Her mevsim aşk yaşanmıyor bu şehirde. Bazen bir sessizlik çöker,bazen bir duman kaplar gökyüzünü.
Rüzgâr bile sanki yorulur esmekten. Dünya bir anlığına durur gibi olur. Zamanın nabzı kesilir.
İnsan nefes almayı unutur,şehri seyretmeye cesaret edemez.
Çünkü Zonguldak, bazen insana kendini göstermez. Dumanın ardında saklanır,tıpkı hayat gibi,tıpkı aşk gibi...
Seka Caddesi’nde yürürken sabahın serinliğini yüzümde hissederim.
Her adım,geçmişe bir dokunuş gibidir. Bir köşede unutulmuş bir tebessüm,bir vitrinde yarım kalmış bir hikâye… Gazipaşa’da adımlar çoğalır ama yollar kısalmaz.
Her köşe başında bir hatıra,her gölgede bir yorgunluk vardır. İnsan bazen sadece yürür,çünkü nereye gideceğini değil,neyi geride bırakamadığını düşünür.
Fener sahiline vardığında deniz konuşur.Dalgalar, sanki yılların suskunluğunu taşır. Bir kayalığın ucunda oturursun,rüzgâr yüzüne çarpar, içindeki karmaşayı okşar.
Gökyüzüyle deniz arasında bir çizgi vardır,o çizgi bazen kaderine benzer. İnce,silik,ama asla kopmaz.
Zonguldak’ta her şey biraz eksik,biraz fazla gibidir.
Ne tam sevinirsin ne tam üzülürsün.
Bir dengesizlik değil bu,daha çok insan olmanın gerçeğidir. Çünkü insan da bu şehir gibi...

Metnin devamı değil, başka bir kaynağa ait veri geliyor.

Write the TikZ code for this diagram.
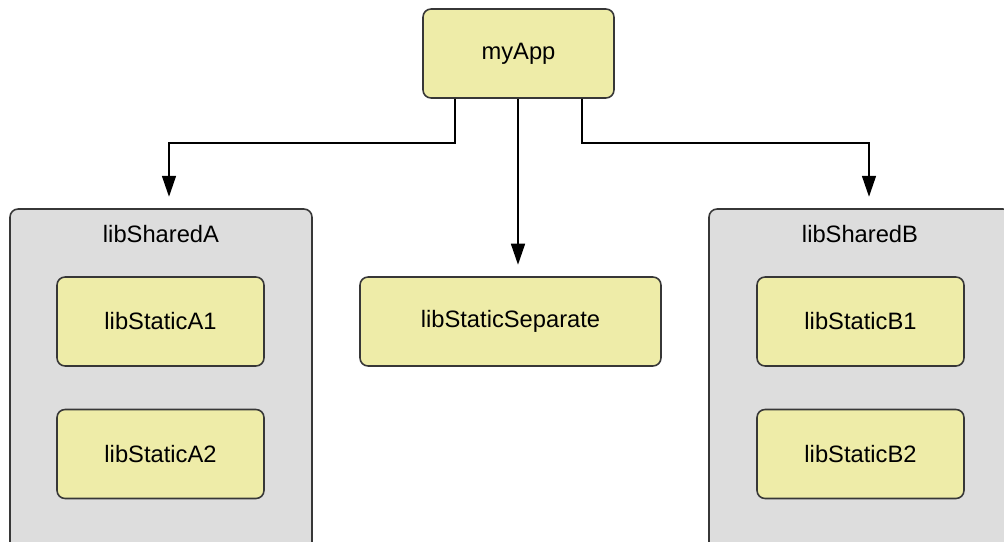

Hem karanlıktan doğar,hem ışığı arar.
Kömürün karası gibi bir yalnızlık vardır burada.
Ama o yalnızlığın içinde bir sıcaklık saklıdır.
Bir madencinin avuçlarında,bir annenin dualarında, bir sevdanın sessiz bekleyişinde…
Sonra biri seslenir: “Gel…”
Oysa gelmek, sadece adım atmak değildir.Gelmek bir bakıma geçmişi, hatıraları,kırgınlıkları da yanında taşımaktır.
Ama yine de gelesin gelir.Çünkü bazı şehirler insanın içine işler,çıkmaz artık oradan.
Zonguldak öyle bir yerdir işte.
Dumanın altında bir kalp atar.
Bazen ağır,bazen kederli,ama hep samimi.
Her sokakta bir imtihan,her caddede bir umut vardır. Bu yüzden,insan bazen sadece sabırla yükümlüdür.